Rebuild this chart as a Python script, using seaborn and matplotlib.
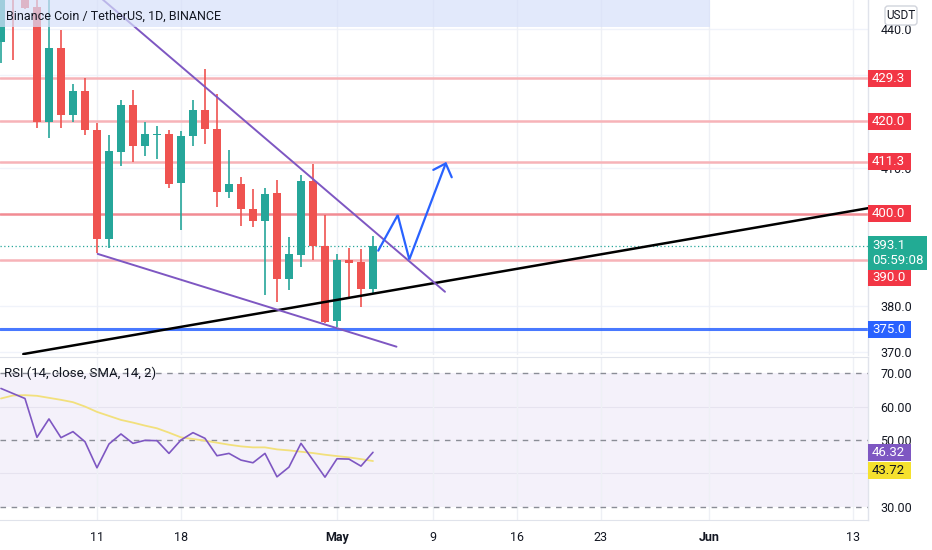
import numpy as np
import pandas as pd
import matplotlib
matplotlib.use("Agg")
import matplotlib.pyplot as plt
import matplotlib.dates as mdates
import matplotlib.transforms as mtrans
from matplotlib.patches import Rectangle, FancyBboxPatch
import seaborn as sns

# ---------------- data ----------------
dates = pd.date_range("2022-04-03", "2022-05-04", freq="D")
open_ = [437.3, 455.0, 452.0, 444.8, 419.9, 436.0, 421.4, 426.6, 418.1, 394.5, 413.4, 423.5,
         414.7, 417.0, 417.2, 406.6, 416.9, 422.5, 418.3, 404.8, 406.4, 401.0, 398.5, 404.5,
         385.8, 391.1, 407.1, 393.0, 376.8, 390.0, 389.5, 383.7]
high = [449.0, 458.0, 454.0, 447.5, 447.0, 439.8, 428.1, 429.5, 419.7, 417.0, 424.6, 426.9,
        419.9, 419.0, 418.1, 417.9, 424.6, 431.3, 425.9, 413.8, 408.0, 405.3, 405.5, 407.3,
        394.9, 408.4, 410.8, 399.7, 391.3, 392.5, 392.3, 395.2]
low = [432.6, 433.3, 444.3, 418.5, 416.3, 418.5, 419.8, 417.0, 391.4, 392.5, 410.4, 411.3,
       412.6, 411.8, 405.5, 396.5, 414.7, 415.1, 401.4, 403.5, 397.4, 397.2, 382.4, 380.9,
       383.5, 388.5, 390.0, 376.4, 375.5, 382.0, 379.9, 382.7]
close = [447.5, 448.5, 444.5, 419.9, 436.0, 421.4, 426.6, 418.1, 394.5, 413.6, 423.5, 414.7,
         417.2, 417.3, 406.4, 416.8, 422.5, 418.3, 404.8, 406.4, 401.0, 398.5, 404.3, 385.8,
         391.3, 407.1, 393.0, 376.6, 390.0, 389.3, 383.7, 393.1]
rsi = [65.4, 63.9, 62.4, 50.8, 56.3, 50.7, 52.5, 49.5, 41.7, 48.8, 51.8, 49.0, 49.9, 49.8,
       46.0, 50.0, 52.2, 50.5, 45.3, 46.0, 44.0, 43.2, 46.0, 39.0, 41.9, 49.0, 44.0, 38.9,
       44.4, 44.3, 42.2, 46.32]
rsi_sma = [62.4, 63.3, 63.4, 63.2, 62.6, 62.0, 61.3, 60.0, 58.4, 57.2, 56.0, 55.2, 54.3, 53.5,
           52.2, 50.8, 50.3, 49.8, 49.2, 48.6, 48.1, 47.8, 47.8, 47.2, 46.9, 46.5, 46.1, 45.6,
           45.2, 44.8, 44.3, 43.72]
red_levels = [429.3, 420.0, 411.3, 400.0, 390.0]
blue_level = 375.0
last_price = 393.1
countdown = "05:59:08"
tick_dates = ["2022-04-11", "2022-04-18", "2022-05-01", "2022-05-09",
              "2022-05-16", "2022-05-23", "2022-06-01", "2022-06-13"]
tick_labels = ["11", "18", "May", "9", "16", "23", "Jun", "13"]
price_ticks = [370, 380, 410, 440]          # others sit under the level tags
price_grid = [370, 380, 390, 400, 410, 420, 430, 440]
rsi_ticks = [30, 50, 60, 70]
rsi_grid = [40, 60]
title = "Binance Coin / TetherUS, 1D, BINANCE"
rsi_title = "RSI (14, close, SMA, 14, 2)"

# drawings (date, price) anchors
black_line = [("2022-04-04 20:38", 369.6), ("2022-06-14 06:00", 401.2)]
upper_wedge = [("2022-04-09", 451.9), ("2022-05-10", 383.1)]
lower_wedge = [("2022-04-11 01:30", 391.3), ("2022-05-05 23:00", 371.2)]
arrow_path = [("2022-05-04 10:30", 392.0), ("2022-05-06 01:30", 399.7),
              ("2022-05-07 00:40", 390.1), ("2022-05-10 01:30", 410.9)]
arrow_wings = [("2022-05-09 00:40", 409.5), ("2022-05-10 13:30", 407.9)]

# ---------------- style ----------------
sns.set_style("white")
plt.rcParams["font.family"] = ["Roboto", "DejaVu Sans"]
TXT = "#131722"
GREEN = "#26a69a"
RED = "#ef5350"

fig = plt.figure(figsize=(9.32, 5.5), dpi=100)
W, H = 932, 550
ax = fig.add_axes([0, 1 - 355 / H, 868 / W, 355 / H])
ax2 = fig.add_axes([0, 1 - 520 / H, 868 / W, (520 - 357) / H])

x = mdates.date2num(dates)
x_ref = mdates.date2num(pd.Timestamp("2022-04-11"))
xlim = (x_ref - 8.08, x_ref + 64.25)

def tonum(pairs):
    return [mdates.date2num(pd.Timestamp(d)) for d, _ in pairs], [p for _, p in pairs]

for a in (ax, ax2):
    a.set_xlim(*xlim)
    a.set_facecolor("white")
    for s in ("left", "top", "bottom"):
        a.spines[s].set_visible(False)
    a.spines["right"].set_color("#e0e3eb")
    a.spines["right"].set_linewidth(1)
    a.set_xticks([mdates.date2num(pd.Timestamp(d)) for d in tick_dates])
    a.grid(True, axis="x", color="#eef0f5", lw=1)
    a.yaxis.tick_right()
    a.tick_params(axis="y", length=0, pad=9, labelsize=9, labelcolor=TXT)
    a.tick_params(axis="x", length=0)

# ---------------- main pane ----------------
ax.set_ylim(369.4, 446.3)
ax.set_yticks(price_ticks)
ax.set_yticklabels([f"{v:.1f}" for v in price_ticks])
for g in price_grid:
    ax.axhline(g, color="#f0f3fa", lw=1, zorder=0)
ax.set_xticklabels([])

for lv in red_levels:
    ax.axhline(lv, color="#f28b93" if lv == 400.0 else "#f7b3b8", lw=1.8, zorder=1)
ax.axhline(blue_level, color="#2962ff", lw=2.2, zorder=1, alpha=0.85)
ax.axhline(last_price, color=GREEN, lw=0.9, ls=(0, (1, 2)), zorder=1)

colors = [GREEN if c >= o else RED for o, c in zip(open_, close)]
body_lo = np.minimum(open_, close)
body_h = np.maximum(np.abs(np.array(close) - np.array(open_)), 0.25)
ax.vlines(x, low, high, colors=colors, lw=1.2, zorder=3)
ax.bar(x, body_h, bottom=body_lo, width=0.68, color=colors, lw=0, zorder=4)

bx, by = tonum(black_line)
ax.plot(bx, by, color="black", lw=1.8, zorder=5, solid_capstyle="round")
ux, uy = tonum(upper_wedge)
ax.plot(ux, uy, color="#7e57c2", lw=1.4, zorder=5)
lx, ly = tonum(lower_wedge)
ax.plot(lx, ly, color="#7e57c2", lw=1.4, zorder=5)
px, py = tonum(arrow_path)
ax.plot(px, py, color="#2962ff", lw=1.6, zorder=6, solid_joinstyle="miter")
wx, wy = tonum(arrow_wings)
ax.plot([wx[0], px[-1], wx[1]], [wy[0], py[-1], wy[1]], color="#2962ff", lw=1.6, zorder=6)

# ---------------- RSI pane ----------------
ax2.set_ylim(26.1, 74.8)
ax2.set_yticks(rsi_ticks)
ax2.set_yticklabels([f"{v:.2f}" for v in rsi_ticks])
for g in rsi_grid:
    ax2.axhline(g, color="#e6e3ef", lw=0.8, zorder=0.5)
ax2.axhspan(30, 70, color="#7e57c2", alpha=0.08, lw=0, zorder=0)
for lv in (70, 50, 30):
    ax2.axhline(lv, color="#8a8d96", lw=1, ls=(0, (4, 4)), zorder=1)
sns.lineplot(x=x, y=rsi_sma, ax=ax2, color="#f2e07c", lw=1.3, zorder=3)
sns.lineplot(x=x, y=rsi, ax=ax2, color="#7e57c2", lw=1.2, zorder=4)
ax2.set_xlabel("")
ax2.set_ylabel("")
ax2.set_xticklabels(tick_labels)
ax2.tick_params(axis="x", pad=8, labelsize=9, labelcolor=TXT)
for lab in ax2.get_xticklabels():
    if lab.get_text() in ("May", "Jun"):
        lab.set_fontweight("bold")
ax2.spines["bottom"].set_visible(True)
ax2.spines["bottom"].set_color("#e0e3eb")
ax2.spines["top"].set_visible(True)
ax2.spines["top"].set_color("#e0e3eb")

# ---------------- overlays in pixel space ----------------
fig.canvas.draw()
ident = mtrans.IdentityTransform()

def ydisp(a, v):
    return a.transData.transform((xlim[0], v))[1]

def tag(a, v, text, fc, tc, w=43, h=17, shift=0.0):
    yc = ydisp(a, v) - shift
    fig.patches.append(Rectangle((868, yc - h / 2), w, h, transform=ident, fc=fc, ec="none",
                                 zorder=10, figure=fig))
    fig.text((868 + 4) / W, yc / H, text, transform=fig.transFigure, ha="left", va="center",
             color=tc, fontsize=9.5, zorder=11, linespacing=1.2)

for lv in red_levels:
    tag(ax, lv, f"{lv:.1f}", "#f23645", "white", shift=18 if lv == 390.0 else 0)
tag(ax, blue_level, f"{blue_level:.1f}", "#2962ff", "white")
tag(ax, last_price, f"{last_price:.1f}\n{countdown}", "#22ab94", "white", w=59, h=34, shift=7.5)
tag(ax2, rsi[-1], f"{rsi[-1]:.2f}", "#7e57c2", "white")
tag(ax2, rsi_sma[-1], f"{rsi_sma[-1]:.2f}", "#f5e12e", TXT, shift=9)

fig.patches.append(FancyBboxPatch((885, H - 25), 32, 19, boxstyle="round,pad=0,rounding_size=3",
                                  transform=ident, fc="white", ec="#d1d4dc", lw=1, zorder=10,
                                  figure=fig))
fig.text(901 / W, (H - 15.5) / H, "USDT", ha="center", va="center", fontsize=8.5, color=TXT, zorder=11)

fig.patches.append(Rectangle((0, H - 27), 710, 27, transform=ident, fc="#d6e0fa", alpha=0.7,
                             ec="none", zorder=9, figure=fig))
fig.text(6 / W, (H - 16) / H, title, ha="left", va="center", fontsize=9, color=TXT, zorder=11)
fig.text(4 / W, (H - 373) / H, rsi_title, ha="left", va="center", fontsize=9.5, color=TXT, zorder=11)

fig.savefig("out.png", dpi=100)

· · · · ·

Pick out lines containing the word "seaborn", each one as written.

Rebuild this chart as a Python script, using seaborn and matplotlib.
import seaborn as sns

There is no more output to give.